Here are many of the key factors that had people begging to be allowed to invest with Bernie and many of the world's smartest money minds doing what they have spent a lifetime telling other people not to do--take his returns on faith.

  • Nicest guy in the room. People genuinely like Bernie and regard him as a class actl. He and his family gave many people their starts on Wall Street, and based on some notes we received yesterday, they will never stop being grateful to him for that. Bernie's philanthropy and public service endeared him to institutions and the public. Except for the occasional prickly exchange with those asking for more detail on how he generated his returns, he seems to have been roundly beloved.
  • Never promised (or delivered) huge returns. No better way to earn trust than to seem more reasonable and realistic than the typical salesperson. If Bernie had posted huge fake returns for a few years to draw in new investors, he'd have been found out long ago. Bernie often urged new clients to start small: After a few years, as they got more comfortable, they could increase their investments. A crook obviously wouldn't do that!
  • Turned money away. Some people joined country clubs in the hope that Bernie would allow them to invest. And, in many cases, he wouldn't! It will be interesting to hear Bernie's motivation for turning people away. Did he just want to keep the number of investors small, or, at some level, was he warning some people away from the fraud?
  • Trusted representatives. Bernie himself didn't sell his services much. Instead, most of his clients appear to have been recruited by pillars of each respective community. These folks weren't paid (generally). They were doing favors for their friends. Bernie's services were also sold by entities such as Tremont Capital, Fairfield, Nomura, and other trusted institutions that were audited by real auditing firms: Who would suspect that these brilliant folks would allow themselves to be snookered by such a con?
  • Strategy with a simple name that was too complex for most people to understand. Bernie told everyone he used a "split-strike" strategy. 95% of his clients probably had no idea what that was, even he had actually been using it. But it sounded smart and conservative, especially when accompanied by a piece of paper showing dozens of months of remarkably consistent returns.
  • Returned money on demand. Building trust slowly and consistently is critical (and the failure to do this is the downfall of many schemes). And nothing builds trust faster than having a big check with big gains returned on demand.
  • Another potential explanation for the performance, which also involved cheating. This is important. As we noted yesterday, many sophisticated Wall Streeters have long suspected that Bernie was crooked. But they invested with him anyway because they assumed that what he was doing was "front running"--an illegal but simple and effective practice in which traders take advantage of the knowledge of impending order flows. The possibility that Bernie was front-running explained performance that no one could replicate and that some experts thought was impossible. This stopped a handful of folks who knew enough to know that Bernie was full of it from crying "foul."
  • Long-term greedy. Unlike most other Ponzi artists, who get busted after a couple of years, Bernie has enjoyed a lifetime of supreme wealth and reputation. This is in large part because he didn't try to shoot the moon. It takes a long time to build a track record that sells itself, and Bernie had the patience to do this. Based on everything else we've heard about him, we suspect this was in part because he hoped that, someday, his real returns would catch up to his fictitious returns, and it would all turn out okay.

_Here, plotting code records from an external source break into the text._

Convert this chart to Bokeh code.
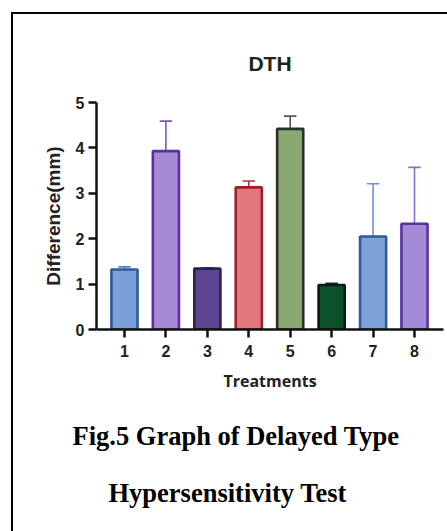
from bokeh.plotting import figure
from bokeh.models import ColumnDataSource, FixedTicker, Title
from bokeh.embed import file_html
from bokeh.resources import INLINE

treatments = [1, 2, 3, 4, 5, 6, 7, 8]
means = [1.32, 3.93, 1.34, 3.13, 4.42, 0.98, 2.05, 2.33]
upper = [1.38, 4.59, 1.36, 3.27, 4.70, 1.02, 3.21, 3.57]
fills = ["#7ba0d8", "#a58bd5", "#5e4592", "#e0787e", "#8aa772", "#0b5229", "#7ea2d8", "#a48bd6"]
borders = ["#2d5a9b", "#5b2da6", "#2b2250", "#a01d2a", "#273226", "#0b1a10", "#2f5aa0", "#5a31a5"]
errcolors = ["#5a7fb8", "#7a5ab8", "#3a2f60", "#b03040", "#555555", "#1a2a1a", "#7090d0", "#8a70c8"]
y_ticks = [0, 1, 2, 3, 4, 5]

W, H = 447, 531
frame_css = ("linear-gradient(#000,#000) 11px 12px / 2px 519px no-repeat, "
             "linear-gradient(#000,#000) 11px 12px / 436px 2px no-repeat, #ffffff")
p = figure(width=W, height=H, output_backend="svg", toolbar_location=None,
           x_range=(0.325, 8.70), y_range=(0, 5),
           min_border_left=96, min_border_top=102, min_border_bottom=202, min_border_right=4,
           styles={"background": frame_css})
p.outline_line_color = None
p.border_fill_color = None
p.background_fill_color = "#ffffff"
p.grid.visible = False

src = ColumnDataSource(dict(x=treatments, top=means, up=upper, fill=fills, line=borders, err=errcolors,
                            cl=[t - 0.15 for t in treatments], cr=[t + 0.15 for t in treatments]))

p.segment(x0="x", y0="top", x1="x", y1="up", line_color="err", line_width=1.6, source=src)
p.segment(x0="cl", y0="up", x1="cr", y1="up", line_color="err", line_width=1.6, source=src)
p.vbar(x="x", top="top", width=0.63, bottom=0, fill_color="fill", line_color="line",
       line_width=2.6, source=src)

for ax in (p.xaxis[0], p.yaxis[0]):
    ax.axis_line_width = 2.5
    ax.axis_line_color = "#111111"
    ax.major_tick_line_width = 2.5
    ax.major_tick_line_color = "#111111"
    ax.major_tick_in = 0
    ax.major_tick_out = 8
    ax.minor_tick_line_color = None
    ax.major_label_text_font = "Liberation Sans"
    ax.major_label_text_font_style = "bold"
    ax.major_label_text_font_size = "16px"
    ax.major_label_text_color = "#222222"
    ax.axis_label_text_font_style = "bold"
    ax.axis_label_text_color = "#222222"

p.xaxis.ticker = FixedTicker(ticks=treatments)
p.yaxis.ticker = FixedTicker(ticks=y_ticks)
p.xaxis.major_label_standoff = 7
p.yaxis.major_label_standoff = 4
p.xaxis.axis_label = "Treatments"
p.xaxis.axis_label_text_font = "Open Sans"
p.xaxis.axis_label_text_font_size = "16px"
p.xaxis.axis_label_standoff = 10
p.yaxis.axis_label = "Difference(mm)"
p.yaxis.axis_label_text_font = "Liberation Sans"
p.yaxis.axis_label_text_font_size = "19px"
p.yaxis.axis_label_standoff = 9

p.add_layout(Title(text="DTH", text_font="Liberation Sans", text_font_style="bold",
                   text_font_size="21px", text_color="#222222", align="center",
                   standoff=55), "above")
p.add_layout(Title(text="Fig.5 Graph of Delayed Type", text_font="Liberation Serif",
                   text_font_style="bold", text_font_size="26.5px", text_color="#000000",
                   align="left", offset=-24, standoff=49), "below")
p.add_layout(Title(text="Hypersensitivity Test", text_font="Liberation Serif",
                   text_font_style="bold", text_font_size="26.5px", text_color="#000000",
                   align="left", offset=12, standoff=0), "below")

open("out.html", "w").write(file_html(p, INLINE))
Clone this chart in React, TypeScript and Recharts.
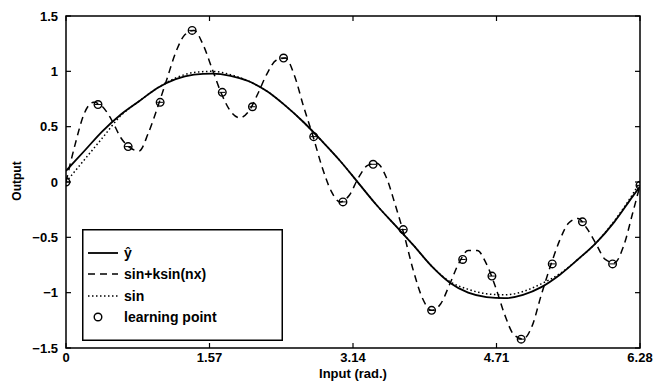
import React from 'react';
import { ComposedChart, Line, Scatter, XAxis, YAxis, ReferenceArea } from 'recharts';

const W = 661;
const H = 383;
const PLOT = { left: 66, top: 16, right: 640, bottom: 348 };
const FONT = '"Liberation Sans", Arial, Helvetica, sans-serif';

const xTicks = [0, 1.57, 3.14, 4.71, 6.28];
const yTicks = [-1.5, -1, -0.5, 0, 0.5, 1, 1.5];

// x grid for the smooth curves (y hat and sin)
const smoothX = [0, 0.2, 0.4, 0.6, 0.8, 1.0, 1.2, 1.4, 1.6, 1.8, 2.0, 2.2, 2.4, 2.6, 2.8, 3.0,
  3.2, 3.4, 3.6, 3.8, 4.0, 4.2, 4.4, 4.6, 4.8, 5.0, 5.2, 5.4, 5.6, 5.8, 6.0, 6.2, 6.28];
const yHat = [0.10, 0.28, 0.46, 0.61, 0.73, 0.85, 0.93, 0.97, 0.98, 0.96, 0.91, 0.82, 0.69, 0.54, 0.37, 0.19,
  -0.01, -0.21, -0.39, -0.57, -0.76, -0.91, -1.00, -1.04, -1.05, -1.02, -0.95, -0.84, -0.70, -0.55, -0.36, -0.13, -0.04];
// dotted sin curve as drawn (mostly hidden under y hat)
const sinY = [0, 0.20, 0.40, 0.60, 0.73, 0.85, 0.94, 0.99, 1.00, 0.97, 0.91, 0.82, 0.69, 0.54, 0.37, 0.19,
  -0.01, -0.21, -0.39, -0.57, -0.76, -0.90, -0.97, -1.01, -1.02, -0.99, -0.92, -0.83, -0.70, -0.55, -0.35, -0.11, 0.00];

// sin + k sin(nx), read every 0.1
const dashX = [0, 0.1, 0.2, 0.3, 0.4, 0.5, 0.6, 0.7, 0.8, 0.9, 1.0, 1.1, 1.2, 1.3, 1.4, 1.5, 1.6, 1.7, 1.8, 1.9,
  2.0, 2.1, 2.2, 2.3, 2.4, 2.5, 2.6, 2.7, 2.8, 2.9, 3.0, 3.1, 3.2, 3.3, 3.4, 3.5, 3.6, 3.7, 3.8, 3.9,
  4.0, 4.1, 4.2, 4.3, 4.4, 4.5, 4.6, 4.7, 4.8, 4.9, 5.0, 5.1, 5.2, 5.3, 5.4, 5.5, 5.6, 5.7, 5.8, 5.9,
  6.0, 6.1, 6.2, 6.28];
const dashY = [0.00, 0.34, 0.62, 0.72, 0.68, 0.56, 0.40, 0.31, 0.28, 0.44, 0.67, 0.92, 1.17, 1.33, 1.37, 1.24,
  1.02, 0.80, 0.64, 0.58, 0.64, 0.80, 0.98, 1.10, 1.12, 0.96, 0.68, 0.42, 0.14, -0.08, -0.18, -0.12,
  0.04, 0.15, 0.17, 0.05, -0.20, -0.48, -0.80, -1.05, -1.16, -1.10, -0.92, -0.73, -0.62, -0.62, -0.74,
  -0.95, -1.20, -1.38, -1.42, -1.30, -1.02, -0.76, -0.53, -0.37, -0.33, -0.42, -0.56, -0.70, -0.73,
  -0.58, -0.28, -0.03];

const learnX = [0, 0.35, 0.68, 1.03, 1.38, 1.71, 2.04, 2.38, 2.71, 3.03, 3.36, 3.69, 4.00, 4.34, 4.66, 4.98,
  5.32, 5.65, 5.98, 6.28];
const learnY = [0.00, 0.70, 0.32, 0.72, 1.37, 0.81, 0.68, 1.12, 0.41, -0.18, 0.16, -0.43, -1.16, -0.70, -0.85,
  -1.42, -0.74, -0.36, -0.74, -0.03];

const hatData = smoothX.map((x, i) => ({ x, y: yHat[i] }));
const sinData = smoothX.map((x, i) => ({ x, y: sinY[i] }));
const dashData = dashX.map((x, i) => ({ x, y: dashY[i] }));
const learnData = learnX.map((x, i) => ({ x, y: learnY[i] }));

const fmtY = (v: number) => (v < 0 ? '\u2212' + String(-v) : String(v));

const XTick = (props: any) => {
  const { x, y, payload } = props;
  return (
    <g>
      <line x1={x} x2={x} y1={PLOT.bottom} y2={PLOT.bottom - 5} stroke="#000" strokeWidth={1.2} />
      <line x1={x} x2={x} y1={PLOT.top} y2={PLOT.top + 5} stroke="#000" strokeWidth={1.2} />
      <text x={x} y={y} dy={10} textAnchor="middle" fontSize={13} fontWeight="bold" fill="#000" fontFamily={FONT}>
        {payload.value}
      </text>
    </g>
  );
};

const YTick = (props: any) => {
  const { x, y, payload } = props;
  return (
    <g>
      <line x1={PLOT.left} x2={PLOT.left + 5} y1={y} y2={y} stroke="#000" strokeWidth={1.2} />
      <line x1={PLOT.right} x2={PLOT.right - 5} y1={y} y2={y} stroke="#000" strokeWidth={1.2} />
      <text x={x} y={y} dy={4.5} textAnchor="end" fontSize={13} fontWeight="bold" fill="#000" fontFamily={FONT}>
        {fmtY(payload.value)}
      </text>
    </g>
  );
};

const LearnDot = (props: any) => {
  const { cx, cy } = props;
  if (cx == null || cy == null) return null;
  return (
    <g>
      <circle cx={cx} cy={cy} r={3.8} fill="none" stroke="#000" strokeWidth={1.4} />
      <line x1={cx - 3} x2={cx + 3} y1={cy} y2={cy} stroke="#000" strokeWidth={1} />
    </g>
  );
};

const Legend = () => (
  <svg
    width={201}
    height={112}
    style={{ position: 'absolute', left: 82, top: 229, background: '#fff' }}
  >
    <rect x={0.75} y={0.75} width={199.5} height={110.5} fill="#fff" stroke="#000" strokeWidth={1.5} />
    <g fontFamily={FONT} fontSize={14} fontWeight="bold" fill="#000">
      <line x1={6} x2={36} y1={24} y2={24} stroke="#000" strokeWidth={1.8} />
      <text x={42} y={29}>ŷ</text>
      <line x1={6} x2={36} y1={45} y2={45} stroke="#000" strokeWidth={1.5} strokeDasharray="7 5" />
      <text x={42} y={50}>sin+ksin(nx)</text>
      <line x1={6} x2={36} y1={67} y2={67} stroke="#000" strokeWidth={1.5} strokeDasharray="1.5 2.5" />
      <text x={42} y={72}>sin</text>
      <circle cx={16} cy={88} r={3.8} fill="none" stroke="#000" strokeWidth={1.4} />
      <text x={42} y={93}>learning point</text>
    </g>
  </svg>
);

export default function App() {
  return (
    <div style={{ position: 'absolute', left: 0, top: 0, width: W, height: H, background: '#fff' }}>
      <ComposedChart width={W} height={H} margin={{ top: PLOT.top, right: W - PLOT.right, bottom: 0, left: 0 }}>
        <XAxis
          type="number"
          dataKey="x"
          domain={[0, 6.28]}
          ticks={xTicks}
          allowDataOverflow
          axisLine={false}
          tickLine={false}
          tickSize={0}
          tickMargin={4}
          tick={<XTick />}
          height={H - PLOT.bottom}
          label={{
            value: 'Input (rad.)',
            position: 'insideBottom',
            offset: 5,
            style: { fontSize: 13, fontWeight: 'bold', fill: '#000', fontFamily: FONT },
          }}
        />
        <YAxis
          type="number"
          dataKey="y"
          domain={[-1.5, 1.5]}
          ticks={yTicks}
          allowDataOverflow
          axisLine={false}
          tickLine={false}
          tickSize={0}
          tickMargin={8}
          tick={<YTick />}
          width={PLOT.left}
          label={() => (
            <text
              x={17}
              y={181}
              transform="rotate(-90, 17, 181)"
              textAnchor="middle"
              dominantBaseline="central"
              fontSize={12}
              fontWeight="bold"
              fill="#000"
              fontFamily={FONT}
            >
              Output
            </text>
          )}
        />
        <ReferenceArea x1={0} x2={6.28} y1={-1.5} y2={1.5} fill="none" stroke="#000" strokeWidth={1.5} />
        <Line data={sinData} dataKey="y" type="monotone" stroke="#000" strokeWidth={1.5}
          strokeDasharray="1.5 2.5" dot={false} activeDot={false} isAnimationActive={false} />
        <Line data={hatData} dataKey="y" type="monotone" stroke="#000" strokeWidth={1.8}
          dot={false} activeDot={false} isAnimationActive={false} />
        <Line data={dashData} dataKey="y" type="monotone" stroke="#000" strokeWidth={1.5}
          strokeDasharray="7 5" dot={false} activeDot={false} isAnimationActive={false} />
        <Scatter data={learnData} dataKey="y" shape={<LearnDot />} isAnimationActive={false} />
      </ComposedChart>
      <Legend />
    </div>
  );
}
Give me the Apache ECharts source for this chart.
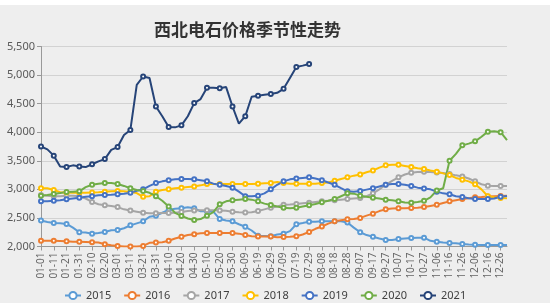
<!DOCTYPE html>
<html><head><meta charset="utf-8">
<script src="https://cdn.jsdelivr.net/npm/echarts@6/dist/echarts.min.js"></script>
<style>
html,body{margin:0;padding:0;background:#ffffff;}
#c{position:absolute;left:0;top:5px;width:550px;height:298px;background:#eeeeee;}
</style></head>
<body><div id="c"></div>
<script>
var titleText = '西北电石价格季节性走势';
var categories = ['01-01','01-06','01-11','01-16','01-21','01-26','01-31','02-05','02-10','02-15','02-20','02-25','03-01','03-06','03-11','03-16','03-21','03-26','03-31','04-05','04-10','04-15','04-20','04-25','04-30','05-05','05-10','05-15','05-20','05-25','05-30','06-04','06-09','06-14','06-19','06-24','06-29','07-04','07-09','07-14','07-19','07-24','07-29','08-03','08-08','08-13','08-18','08-23','08-28','09-02','09-07','09-12','09-17','09-22','09-27','10-02','10-07','10-12','10-17','10-22','10-27','11-01','11-06','11-11','11-16','11-21','11-26','12-01','12-06','12-11','12-16','12-21','12-26','12-31'];
var seriesNames = ['2015','2016','2017','2018','2019','2020','2021'];
var s2015 = [2455,2430,2410,2405,2395,2330,2250,2245,2225,2235,2255,2285,2290,2320,2370,2405,2440,2520,2540,
  2590,2640,2660,2670,2685,2670,2615,2615,2610,2480,2455,2440,2390,2345,2280,2190,2185,2180,2210,
  2225,2270,2390,2410,2435,2435,2440,2440,2440,2440,2420,2330,2250,2200,2170,2140,2115,2115,2130,
  2140,2150,2155,2155,2100,2085,2070,2060,2055,2045,2035,2030,2028,2026,2026,2026,2026];
var s2016 = [2100,2100,2100,2095,2090,2085,2085,2080,2075,2070,2040,2020,2010,2000,2000,2000,2010,2065,2070,
  2075,2100,2140,2170,2200,2215,2230,2235,2235,2235,2235,2235,2225,2200,2180,2175,2175,2175,2160,
  2165,2170,2180,2210,2255,2310,2350,2400,2440,2460,2475,2480,2500,2540,2575,2620,2650,2665,2670,
  2670,2675,2680,2690,2710,2730,2760,2790,2810,2830,2845,2860,2865,2875,2880,2885,2890];
var s2017 = [2900,2890,2880,2880,2890,2890,2880,2840,2780,2740,2720,2710,2690,2650,2630,2610,2590,2580,2580,
  2585,2585,2590,2605,2620,2630,2635,2635,2635,2630,2625,2610,2600,2595,2600,2620,2650,2680,2700,
  2730,2735,2745,2755,2765,2780,2790,2800,2810,2820,2830,2840,2850,2880,2930,3000,3080,3150,3210,
  3260,3290,3305,3310,3305,3295,3285,3270,3245,3225,3190,3140,3090,3065,3060,3060,3060];
var s2018 = [3020,3020,2990,2950,2945,2940,2940,2940,2945,2950,2960,2965,2970,2965,2955,2935,2870,2880,2960,
  2990,3000,3020,3030,3040,3050,3070,3095,3095,3095,3095,3095,3095,3095,3095,3100,3105,3110,3130,
  3110,3100,3100,3100,3100,3100,3110,3120,3150,3180,3210,3240,3260,3300,3330,3380,3420,3430,3430,
  3410,3390,3370,3355,3330,3310,3280,3250,3200,3170,3140,3090,3000,2880,2860,2850,2845];
var s2019 = [2790,2790,2800,2810,2825,2840,2855,2870,2880,2895,2900,2905,2915,2925,2940,2975,3000,3060,3110,
  3140,3160,3175,3180,3180,3175,3160,3140,3100,3080,3060,3030,2960,2880,2880,2890,2930,3000,3080,
  3140,3175,3190,3200,3210,3190,3160,3120,3080,3020,2965,2960,2970,2995,3020,3050,3080,3095,3095,
  3080,3060,3030,3015,3000,2960,2930,2915,2880,2865,2845,2830,2830,2830,2840,2870,2885];
var s2020 = [2890,2900,2920,2935,2955,2960,2965,3040,3080,3100,3110,3110,3095,3060,3020,2990,2970,2940,2880,
  2800,2700,2590,2535,2490,2465,2480,2540,2600,2740,2790,2810,2820,2830,2820,2790,2750,2725,2700,
  2680,2670,2680,2700,2720,2745,2775,2800,2830,2880,2930,2925,2890,2870,2855,2840,2820,2810,2790,
  2770,2765,2780,2800,2860,2980,3020,3500,3620,3770,3800,3840,3920,4010,4015,4000,3860];
var s2021 = [3750,3700,3590,3400,3390,3420,3400,3390,3440,3490,3530,3690,3740,3950,4040,4830,4975,4950,4450,
  4280,4090,4085,4120,4280,4510,4580,4780,4780,4770,4790,4450,4150,4280,4620,4640,4655,4670,4690,
  4760,4950,5140,5165,5195];
var colors = ['#5b9bd5','#ed7d31','#a5a5a5','#ffc000','#4472c4','#70ad47','#264478'];
var yTicks = {min:2000, max:5500, step:500};

var allData = [s2015,s2016,s2017,s2018,s2019,s2020,s2021];
var chart = echarts.init(document.getElementById('c'), null, {renderer:'canvas'});
var series = seriesNames.map(function(n,i){
  return {
    name:n, type:'line', data:allData[i],
    symbol:'emptyCircle', showAllSymbol:true,
    symbolSize:function(v,p){ return p.dataIndex % 2 === 0 ? 4 : 0; },
    lineStyle:{width:2, color:colors[i]},
    itemStyle:{color:colors[i], borderWidth:1},
    emphasis:{disabled:true},
    animation:false
  };
});
chart.setOption({
  animation:false,
  color:colors,
  title:{text:titleText, left:149, top:11,
    textStyle:{fontSize:17, fontWeight:'bold', color:'#333', fontFamily:'Noto Sans CJK SC'}},
  legend:{data:seriesNames, left:59, top:280, itemWidth:16, itemHeight:9, itemGap:12,
    textStyle:{fontSize:11, color:'#404040', fontFamily:'Noto Sans'}},
  grid:{left:41, right:43, top:41.5, bottom:56.5, containLabel:false},
  xAxis:{type:'category', data:categories, boundaryGap:false,
    axisLine:{lineStyle:{color:'#999'}},
    axisTick:{interval:1, length:4, lineStyle:{color:'#999'}},
    axisLabel:{interval:1, rotate:90, fontSize:10, color:'#666', margin:6, fontFamily:'Noto Sans'},
    splitLine:{show:false}},
  yAxis:{type:'value', min:yTicks.min, max:yTicks.max, interval:yTicks.step,
    axisLine:{show:true, lineStyle:{color:'#999'}},
    axisTick:{show:true, length:4, lineStyle:{color:'#999'}},
    axisLabel:{fontSize:11, color:'#595959', margin:6, fontFamily:'Noto Sans',
      formatter:function(v){ return v.toLocaleString('en-US'); }},
    splitLine:{lineStyle:{color:'#d2d2d2'}}},
  series:series
});
</script></body></html>
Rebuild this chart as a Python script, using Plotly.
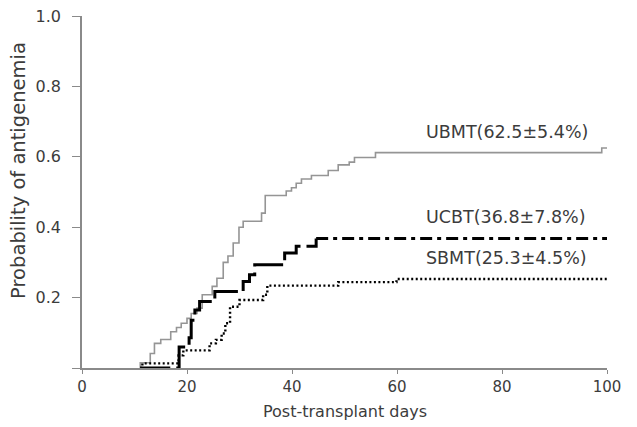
import plotly.graph_objects as go

# ---- data ----
ubmt_days = [11.1, 11.1, 13.0, 13.8, 15.0, 16.9, 18.0, 18.9, 20.0, 20.8, 21.9, 22.9, 24.8,
             25.7, 26.9, 27.8, 28.8, 29.9, 30.7, 34.2, 34.9, 38.9, 39.9, 40.8, 41.8, 43.7,
             46.9, 48.8, 50.9, 51.9, 55.9, 99.0, 100.0]
ubmt_prob = [0.0, 0.015, 0.041, 0.07, 0.081, 0.103, 0.115, 0.127, 0.141, 0.155, 0.17, 0.208,
             0.232, 0.255, 0.30, 0.318, 0.355, 0.40, 0.417, 0.44, 0.49, 0.503, 0.512, 0.525,
             0.537, 0.547, 0.561, 0.577, 0.585, 0.598, 0.612, 0.625, 0.625]

ucbt_days = [11.1, 18.5, 20.4, 20.8, 21.5, 22.4, 25.3, 30.7, 31.9, 32.9, 38.6, 40.8, 44.6, 100.0]
ucbt_prob = [0.0, 0.06, 0.086, 0.136, 0.165, 0.189, 0.217, 0.246, 0.265, 0.293, 0.327, 0.346,
             0.368, 0.368]

sbmt_days = [11.1, 11.5, 18.4, 19.3, 24.3, 25.5, 26.6, 27.3, 28.2, 30.0, 34.5, 35.3, 48.8, 59.9, 100.0]
sbmt_prob = [0.0, 0.013, 0.036, 0.05, 0.07, 0.08, 0.098, 0.127, 0.174, 0.193, 0.208, 0.234,
             0.244, 0.253, 0.253]

labels = ["UBMT(62.5\u00b15.4%)", "UCBT(36.8\u00b17.8%)", "SBMT(25.3\u00b14.5%)"]
y_ticks = [0, 0.2, 0.4, 0.6, 0.8, 1.0]
y_tick_text = ["", "0.2", "0.4", "0.6", "0.8", "1.0"]
x_ticks = [0, 20, 40, 60, 80, 100]
ucbt_split = 44.6

FONT = "DejaVu Sans"
AXIS_COL = "#8a8a8a"
TXT_COL = "#3c3c3c"

fig = go.Figure()

fig.add_trace(go.Scatter(x=ubmt_days, y=ubmt_prob, mode="lines", line_shape="hv",
                         line=dict(color="#959595", width=1.6), showlegend=False))

early_x = [d for d in ucbt_days if d <= ucbt_split]
early_y = ucbt_prob[:len(early_x)]
late_x = [d for d in ucbt_days if d >= ucbt_split]
late_y = ucbt_prob[len(ucbt_days) - len(late_x):]

fig.add_trace(go.Scatter(x=early_x, y=early_y, mode="lines", line_shape="hv",
                         line=dict(color="black", width=3, dash="30px,6px"), showlegend=False))
fig.add_trace(go.Scatter(x=late_x, y=late_y, mode="lines", line_shape="hv",
                         line=dict(color="black", width=3, dash="12px,5px,4px,5px"), showlegend=False))

fig.add_trace(go.Scatter(x=sbmt_days, y=sbmt_prob, mode="lines", line_shape="hv",
                         line=dict(color="black", width=2.4, dash="2px,2.5px"), showlegend=False))

label_y = [0.67, 0.428, 0.313]
for txt, yy in zip(labels, label_y):
    fig.add_annotation(x=65.1, y=yy, xref="x", yref="y", text=txt, showarrow=False,
                       xanchor="left", yanchor="middle",
                       font=dict(family=FONT, size=17.5, color=TXT_COL))

# axis titles as annotations placed in the margins
fig.add_annotation(x=0.5, y=0, xref="paper", yref="paper", yshift=-43,
                   text="Post-transplant days", showarrow=False, xanchor="center", yanchor="middle",
                   font=dict(family=FONT, size=16, color=TXT_COL))
fig.add_annotation(x=0, y=0.56, xref="paper", yref="paper", xshift=-63,
                   text="Probability of antigenemia", showarrow=False, textangle=-90,
                   xanchor="center", yanchor="middle",
                   font=dict(family=FONT, size=19.5, color=TXT_COL))

# the page body adds an 8px margin, so the figure is sized to fit inside it
fig.update_layout(
    width=629, height=419,
    margin=dict(l=74, r=30, t=8, b=59, autoexpand=False),
    paper_bgcolor="white", plot_bgcolor="white",
    font=dict(family=FONT, color=TXT_COL),
)
fig.update_xaxes(range=[0, 100], tickvals=x_ticks, ticks="outside", ticklen=4, tickwidth=1.2,
                 tickcolor=AXIS_COL, showline=True, linecolor=AXIS_COL, linewidth=1.5,
                 showgrid=False, zeroline=False, automargin=False, ticklabeloverflow="allow",
                 tickfont=dict(family=FONT, size=15, color=TXT_COL))
fig.update_yaxes(range=[0, 1.0], tickvals=y_ticks, ticktext=y_tick_text, ticks="outside",
                 ticklen=8, tickwidth=1.2, tickcolor=AXIS_COL, showline=True, linecolor=AXIS_COL,
                 linewidth=1.5, showgrid=False, zeroline=False, automargin=False,
                 ticklabelstandoff=8, ticklabeloverflow="allow",
                 tickfont=dict(family=FONT, size=16, color=TXT_COL))

fig.write_html("out.html")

We will now likely have a period of silence from Bernie and his family as the investigation and prosecution unfold. Assuming Bernie is as good a guy as everyone says, however, we hope that he can someday be persuaded to tell his story in full.

Our guess is that like that of many once-revered figures, Bernie did not set out to swindle anyone. In the beginning, he probably produced the returns he said he produced. Then, somewhere along the line, he probably had a bad month or two that he thought he could quickly offset with a strong one. So he fudged the results and then got back to even.

He probably did this a few times until, eventually, the recovery didn't get him back to even. Instead of admitting this, however, he kept it up in the hopes that someday it would--and in the hope that he would be able to preserve his life and reputation.

If Bernie really was "stressed" in the weeks leading up to the scheme's collapse, we suspect it was because he was finally realizing that the lie he had been telling himself for years--that someday he would trade his way back to legitimacy--was fiction. And that everything he had spent his entire life building was about to disappear--along with tens of billions of dollars of institutional money and the life-savings of hundreds of dupes who loved and trusted him and had come to regard him as a savior.

Calculated Risk also has a nice collection of stories on the scam.